We take the business of government very seriously and I know that there are people who will say, "You should make a snap decision on this and that, and something else". I don't believe that is the way Australians expect their government to govern. They want us to examine these issues carefully and diligently and make decisions that are based on the evidence. And that is exactly what we have done.

So I have got no doubt people will be talking about GST for a long time. But the work we’ve done demonstrates that the so-called GST tax mix switch does not give you the economic dividend, the growth dividend, that would justify doing it.

So there will be no GST increase taken to the election.


There is nervousness on your backbench about changes to negative gearing. Should they be nervous?

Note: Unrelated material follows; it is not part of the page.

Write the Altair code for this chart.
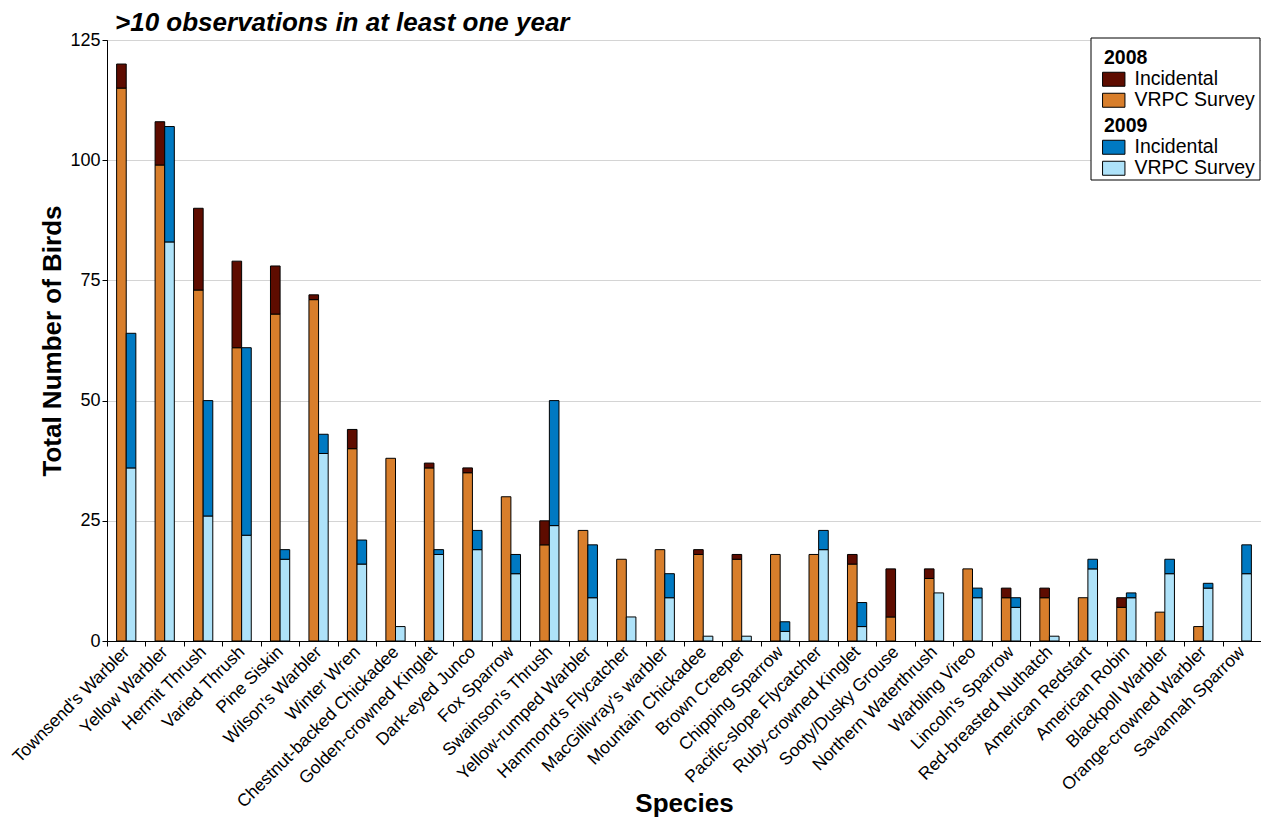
import altair as alt
import pandas as pd

species = [
    "Townsend's Warbler", "Yellow Warbler", "Hermit Thrush", "Varied Thrush", "Pine Siskin",
    "Wilson's Warbler", "Winter Wren", "Chestnut-backed Chickadee", "Golden-crowned Kinglet",
    "Dark-eyed Junco", "Fox Sparrow", "Swainson's Thrush", "Yellow-rumped Warbler",
    "Hammond's Flycatcher", "MacGillivray's warbler", "Mountain Chickadee", "Brown Creeper",
    "Chipping Sparrow", "Pacific-slope Flycatcher", "Ruby-crowned Kinglet", "Sooty/Dusky Grouse",
    "Northern Waterthrush", "Warbling Vireo", "Lincoln's Sparrow", "Red-breasted Nuthatch",
    "American Redstart", "American Robin", "Blackpoll Warbler", "Orange-crowned Warbler",
    "Savannah Sparrow",
]
vrpc_2008 = [115, 99, 73, 61, 68, 71, 40, 38, 36, 35, 30, 20, 23, 17, 19, 18, 17, 18, 18, 16, 5, 13, 15, 9, 9, 9, 7, 6, 3, 0]
incid_2008 = [5, 9, 17, 18, 10, 1, 4, 0, 1, 1, 0, 5, 0, 0, 0, 1, 1, 0, 0, 2, 10, 2, 0, 2, 2, 0, 2, 0, 0, 0]
vrpc_2009 = [36, 83, 26, 22, 17, 39, 16, 3, 18, 19, 14, 24, 9, 5, 9, 1, 1, 2, 19, 3, 0, 10, 9, 7, 1, 15, 9, 14, 11, 14]
incid_2009 = [28, 24, 24, 39, 2, 4, 5, 0, 1, 4, 4, 26, 11, 0, 5, 0, 0, 2, 4, 5, 0, 0, 2, 2, 0, 2, 1, 3, 1, 6]

years = ["2008", "2009"]
types = ["Incidental", "VRPC Survey"]
colors_2008 = ["#5e0c00", "#d87e2b"]
colors_2009 = ["#0079c2", "#aee2f9"]
y_ticks = [0, 25, 50, 75, 100, 125]

rows = []
for i, sp in enumerate(species):
    for yr, v, inc in (("2008", vrpc_2008[i], incid_2008[i]), ("2009", vrpc_2009[i], incid_2009[i])):
        if v > 0:
            rows.append({"Species": sp, "Year": yr, "Type": "VRPC Survey", "Count": v, "ord": 0})
        if inc > 0:
            rows.append({"Species": sp, "Year": yr, "Type": "Incidental", "Count": inc, "ord": 1})
df = pd.DataFrame(rows)

FONT = "Liberation Sans"
W, H = 1154, 601


def layer(year, colors, ly):
    return alt.Chart(df).transform_filter(alt.datum.Year == year).mark_bar(
        stroke="black", strokeWidth=1, opacity=1
    ).encode(
        x=alt.X("Species:N", sort=species, title="Species",
                scale=alt.Scale(paddingInner=0, paddingOuter=0),
                axis=alt.Axis(labelAngle=-45, labelAlign="right", labelBaseline="middle",
                              tickBand="extent", labelFontSize=17.5, labelLimit=0,
                              titleFontSize=26, titleY=170, titleBaseline="alphabetic",
                              labelPadding=3)),
        xOffset=alt.XOffset("Year:N", scale=alt.Scale(domain=years, paddingOuter=1.0, paddingInner=0)),
        y=alt.Y("Count:Q", stack="zero", title="Total Number of Birds",
                scale=alt.Scale(domain=[0, 125], nice=False),
                axis=alt.Axis(values=y_ticks, labelFontSize=18, titleFontSize=26,
                              titlePadding=4)),
        color=alt.Color("Type:N", scale=alt.Scale(domain=types, range=colors),
                        legend=alt.Legend(title=year, orient="none", legendX=997, legendY=ly)),
        order=alt.Order("ord:Q"),
    )


legend_frame = alt.Chart(pd.DataFrame({"k": [0]})).mark_rect(
    fill="white", stroke="black", strokeWidth=1
).encode(
    x=alt.value(984), x2=alt.value(1153), y=alt.value(-2), y2=alt.value(140)
)

chart = alt.layer(
    legend_frame, layer("2008", colors_2008, 9), layer("2009", colors_2009, 77)
).resolve_scale(
    color="independent"
).properties(
    width=W,
    height=H,
    autosize=alt.AutoSizeParams(type="none"),
    padding={"left": 99, "top": 32, "right": 0, "bottom": 176},
    title=alt.TitleParams(">10 observations in at least one year", anchor="start",
                          frame="group", baseline="alphabetic",
                          font=FONT, fontSize=26, fontWeight="bold", fontStyle="italic",
                          color="black", offset=-2, dx=8, dy=24),
).configure_view(
    stroke="black", strokeWidth=1
).configure_axis(
    labelFont=FONT, titleFont=FONT, labelColor="black", titleColor="black",
    domainColor="black", tickColor="black", tickSize=5, titleFontWeight="bold",
    gridColor="#d4d4d4",
).configure_axisX(
    grid=False
).configure_legend(
    padding=0, titleFont=FONT, labelFont=FONT, titleFontSize=19.5, labelFontSize=19.5,
    titleColor="black", labelColor="black", titlePadding=1, rowPadding=0,
    symbolType="M-1.6,-1H1.6V1H-1.6Z", symbolSize=196, symbolStrokeColor="black",
    symbolStrokeWidth=1, symbolOpacity=1, labelOffset=11,
)

chart.save("out.html", embed_options={"renderer": "svg", "actions": False})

Let me just say that there – negative gearing is a subject that is being debated at the moment. I can say that I think Labor's plan is a poor one. I think it will work against many people on average earnings. You know, Bill Shorten tried to ignite a bit of class war yesterday. The reality is the vast majority of people, who have got an investment property and are claiming a net interest loss against their income, are not millionaires or on big incomes. The vast majority of net interest losses claimed are less than $20,000, for example. So the idea that this is a massive rort for the rich is simply not right.

Now, we are looking at every aspect of negative gearing. Can I tell you, that what Labor has proposed, I think would result in a very significant distortion of the housing market. Let me explain. Labor has said that they believe negative gearing should be wiped out for all residential properties other than new properties. And they claim this would result in more people wanting to invest in new properties. The problem with that proposition, and clearly they have not thought this through, is that the value of a new property is obviously a function of what you can sell it for. And so if you say you can negative gear a new apartment, for example, but you can't negative gear that apartment at all, at any rate – it could be $10 of net interest loss, you can't negative gear that apartment when it is sold, that obviously reduces the number of people considerably who would be potential buyers of it.

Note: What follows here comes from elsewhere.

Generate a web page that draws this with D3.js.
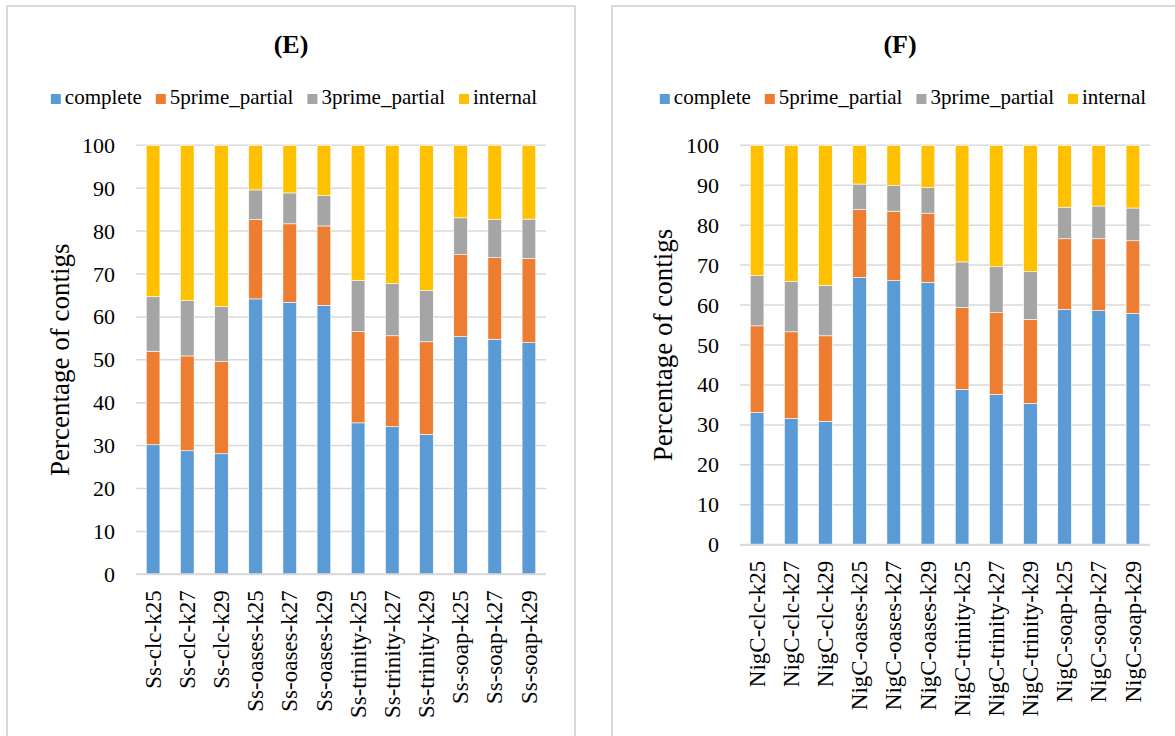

So, the impact on the value of new properties, and therefore the viability of developments, will be affected. This is yet again an example of Labor rushing out with an announcement that they thought sounded good, they thought they could get a headline for but they haven't thought it through. That’s why it’s very important to examine all of these things with great care and thoughtfulness. All suggestions are gratefully received, but we will look at these issues, as we did with the GST, very carefully and very thoroughly.

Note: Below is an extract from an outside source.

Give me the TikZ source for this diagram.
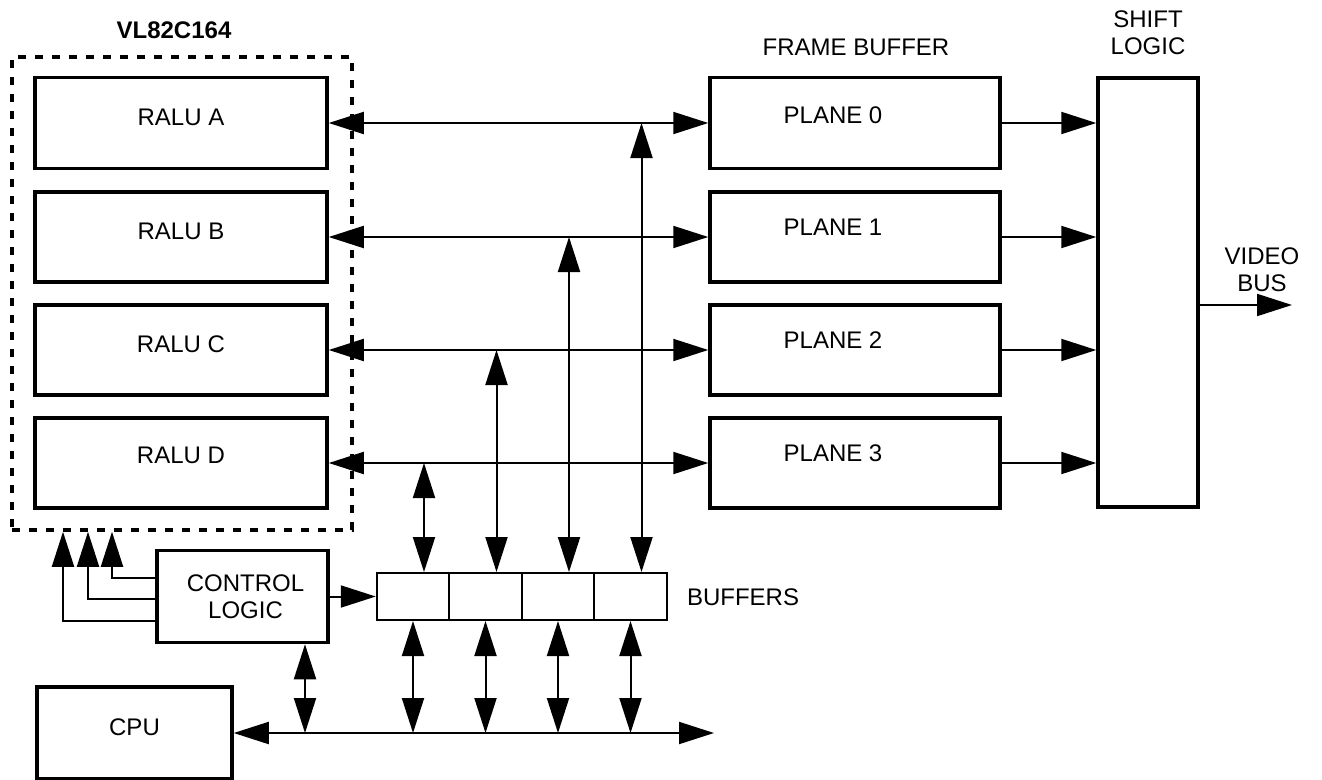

On the dams, you have just talked about having to look at what putting into a community, land value rises and so forth. Does that make it easier to make the economic argument for these things stack up and will there be money in the budget [indistinct] this dam?


The answer is there is a $500 million program already. That is a grants program for water and there is also the $5 billion Northern Australia Infrastructure fund which is of course $5 billion for investing. That is for loans in particular. With these projects we will look at them and Matt in particular who is standing here with us, will look at them in a rigorous economic manner.

My simple point is - you make the same observation about public transport in cities by the way, is that a piece of infrastructure affects - when a piece of infrastructure affects property values as widely as a dam would or water infrastructure would, that is something that should be taken into account. Just as you would with a new light rail line or railway line.

You have got to look at these - this infrastructure in a holistic way, look at all of the value it is creating, not all of it can be measured but much of it can, that has got to be taken into account as you assess the economic viability.


Prime Minister, Stuart Robert has been criticised for using taxpayers' money, do you support him, for personal flights, do you support him?


You are asking me about a Member's claim to travel expenses in 2013, I think, while we were in opposition. I don't know the circumstances of the matter. But it is, these things are dealt with by the Department of Finance in the ordinary way. It is not appropriate for me to make a comment on something that has happened at that time. Stuart has paid a heavy price for - around the circumstances of his China trip.

The matter that has been raised in the media today will no doubt be addressed by the Department of Finance in the normal way. Thank you very much.


Are you comfortable with the current foreign investment regime In Australia or do you need it needs to be tightened and can I also ask your response to reports that all the front runners for the Kidman sale are currently offshore buyers.


Well on the first issue I would just like to say that we’ve had a substantial change in the Foreign Investment Review Board guidelines that have been bought in by the Coalition and this just goes to show that we believe in foreign investment but we do want the proper oversight. We want to make sure that the Australian people have absolute confidence that we’re running the show and that we have control over the show and that’s precisely what we’re doing. And, the second part of your question obviously I’m aware of a whole range of buyers and that is now under close observation by the Treasurer and I look forward to hearing back from the Treasurer on that issue.

There are Australian buyers in there, I would just like to correct the record, you have got Australian buyers in there.


If it is a foreign buyer who is a successful bidder and there are no security concerns, will you be supportive of that sale?


Well I’ll be – that’s a question for the Treasurer. This is not something that goes across my desk. But there are Australian buyers in there.


Michelle Landry has dropped some unsubtle hints about Rookwood Weir, the Prime Minister has spoken about the importance of water but how high up the priority list would these local projects be?


Well let’s just go through exactly what we’ve got here. We’ve got a Prime Minister of Australia who started his political career as the Minister for Water, I think that was his first job. We have the current Deputy Prime Minister of Australia, as of Thursday who is the Minister for Water Resources, we have the Minister for Northern Australia Matt Canavan with a $5 billion investment fund at his disposal, we have half a billion dollars on the table to get the program going we have a river which has the biggest outfall on the eastern coast, that’s aside from the Murray-Darling Basin we have, just for the Prime Minister’s benefit, a flood, which is now going down the river. Well done.


It’s hard to miss actually.


It’s amazing how you can make things move! And so we have an environment where we clearly understand that it wouldn’t matter where you are in the world, where you are in history, water is wealth. And those who effectively and efficiently use it are benefactors of that wealth. Now it is up to us, all of us, to make the case so that we can prove to the Australian people that our investment is beneficial, not just in the short term but in the longer term. I’m absolutely certain we can do that. If you’re asking for a specific case of exactly what we’re going to do that would be an announcement and we’re not going to do it today.